* **Aim of the exercise**
Everything from the line with "Write a component" through the line with "const fmt = (v: number)", inclusive, should be repeated exactly, except the pictures.

* **Data supplied**
++++++++++++++++++++
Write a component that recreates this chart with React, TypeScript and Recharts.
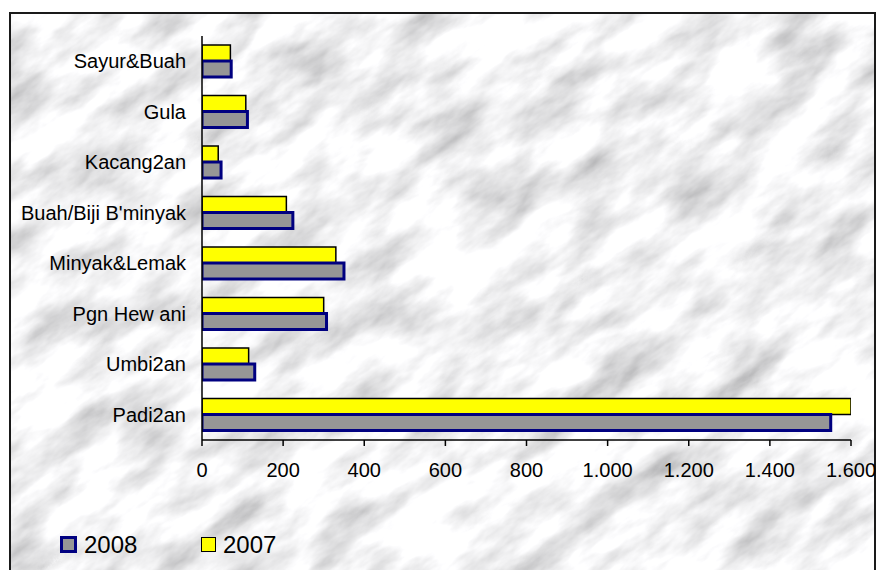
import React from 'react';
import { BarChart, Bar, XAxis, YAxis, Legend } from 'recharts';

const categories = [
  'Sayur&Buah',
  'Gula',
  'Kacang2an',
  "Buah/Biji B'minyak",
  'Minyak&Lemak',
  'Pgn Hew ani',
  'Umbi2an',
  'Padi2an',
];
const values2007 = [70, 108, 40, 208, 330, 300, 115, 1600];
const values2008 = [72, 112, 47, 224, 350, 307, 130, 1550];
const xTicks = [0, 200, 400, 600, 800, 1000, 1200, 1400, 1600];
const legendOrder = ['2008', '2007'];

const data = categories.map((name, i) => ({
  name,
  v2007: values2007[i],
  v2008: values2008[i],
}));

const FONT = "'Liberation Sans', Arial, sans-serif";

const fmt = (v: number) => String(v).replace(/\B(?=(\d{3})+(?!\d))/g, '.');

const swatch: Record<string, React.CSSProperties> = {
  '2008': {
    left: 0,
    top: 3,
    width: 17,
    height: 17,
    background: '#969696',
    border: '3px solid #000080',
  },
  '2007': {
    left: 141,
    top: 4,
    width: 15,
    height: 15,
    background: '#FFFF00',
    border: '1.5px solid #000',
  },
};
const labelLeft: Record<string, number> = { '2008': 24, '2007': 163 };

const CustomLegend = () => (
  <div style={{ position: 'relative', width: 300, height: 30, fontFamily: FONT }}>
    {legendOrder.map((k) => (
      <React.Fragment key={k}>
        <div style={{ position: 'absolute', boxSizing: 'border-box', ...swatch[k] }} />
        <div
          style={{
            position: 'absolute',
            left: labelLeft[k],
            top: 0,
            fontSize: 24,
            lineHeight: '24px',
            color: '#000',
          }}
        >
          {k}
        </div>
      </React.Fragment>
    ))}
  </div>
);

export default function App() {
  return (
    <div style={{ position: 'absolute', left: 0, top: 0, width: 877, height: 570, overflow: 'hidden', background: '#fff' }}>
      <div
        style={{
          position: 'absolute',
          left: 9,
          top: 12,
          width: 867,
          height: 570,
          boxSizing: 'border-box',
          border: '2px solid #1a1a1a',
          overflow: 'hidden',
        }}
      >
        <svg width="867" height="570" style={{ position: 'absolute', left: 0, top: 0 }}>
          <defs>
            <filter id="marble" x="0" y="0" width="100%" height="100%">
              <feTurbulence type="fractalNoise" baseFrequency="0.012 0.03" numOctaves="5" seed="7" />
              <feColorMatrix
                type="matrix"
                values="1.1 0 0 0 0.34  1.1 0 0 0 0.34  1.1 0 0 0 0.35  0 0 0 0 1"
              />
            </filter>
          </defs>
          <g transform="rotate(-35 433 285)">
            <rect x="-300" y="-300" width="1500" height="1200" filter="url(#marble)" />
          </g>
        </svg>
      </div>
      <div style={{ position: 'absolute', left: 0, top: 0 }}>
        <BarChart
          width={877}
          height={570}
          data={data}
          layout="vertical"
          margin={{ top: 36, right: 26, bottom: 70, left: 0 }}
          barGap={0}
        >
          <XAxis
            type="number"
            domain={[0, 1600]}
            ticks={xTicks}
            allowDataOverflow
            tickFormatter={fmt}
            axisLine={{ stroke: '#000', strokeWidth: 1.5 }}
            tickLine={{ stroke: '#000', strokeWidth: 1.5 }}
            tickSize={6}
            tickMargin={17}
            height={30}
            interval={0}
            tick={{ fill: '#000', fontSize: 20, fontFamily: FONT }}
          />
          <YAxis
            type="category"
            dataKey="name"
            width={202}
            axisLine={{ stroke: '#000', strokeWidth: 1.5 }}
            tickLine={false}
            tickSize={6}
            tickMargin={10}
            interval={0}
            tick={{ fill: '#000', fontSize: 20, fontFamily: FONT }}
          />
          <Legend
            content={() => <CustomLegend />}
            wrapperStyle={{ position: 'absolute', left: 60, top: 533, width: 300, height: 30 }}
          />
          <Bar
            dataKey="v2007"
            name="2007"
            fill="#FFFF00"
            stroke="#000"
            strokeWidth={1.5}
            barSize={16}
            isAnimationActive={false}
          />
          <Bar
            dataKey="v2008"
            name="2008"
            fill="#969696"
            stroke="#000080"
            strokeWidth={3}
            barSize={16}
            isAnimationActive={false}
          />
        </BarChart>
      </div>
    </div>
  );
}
++++++++++++++++++++
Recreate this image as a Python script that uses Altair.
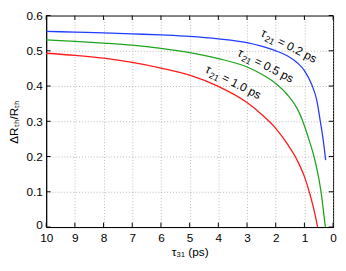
++++++++++++++++++++
* **Reply to the exercise**
Write a component that recreates this chart with React, TypeScript and Recharts.
import React from 'react';
import { BarChart, Bar, XAxis, YAxis, Legend } from 'recharts';

const categories = [
  'Sayur&Buah',
  'Gula',
  'Kacang2an',
  "Buah/Biji B'minyak",
  'Minyak&Lemak',
  'Pgn Hew ani',
  'Umbi2an',
  'Padi2an',
];
const values2007 = [70, 108, 40, 208, 330, 300, 115, 1600];
const values2008 = [72, 112, 47, 224, 350, 307, 130, 1550];
const xTicks = [0, 200, 400, 600, 800, 1000, 1200, 1400, 1600];
const legendOrder = ['2008', '2007'];

const data = categories.map((name, i) => ({
  name,
  v2007: values2007[i],
  v2008: values2008[i],
}));

const FONT = "'Liberation Sans', Arial, sans-serif";

const fmt = (v: number) => String(v).replace(/\B(?=(\d{3})+(?!\d))/g, '.');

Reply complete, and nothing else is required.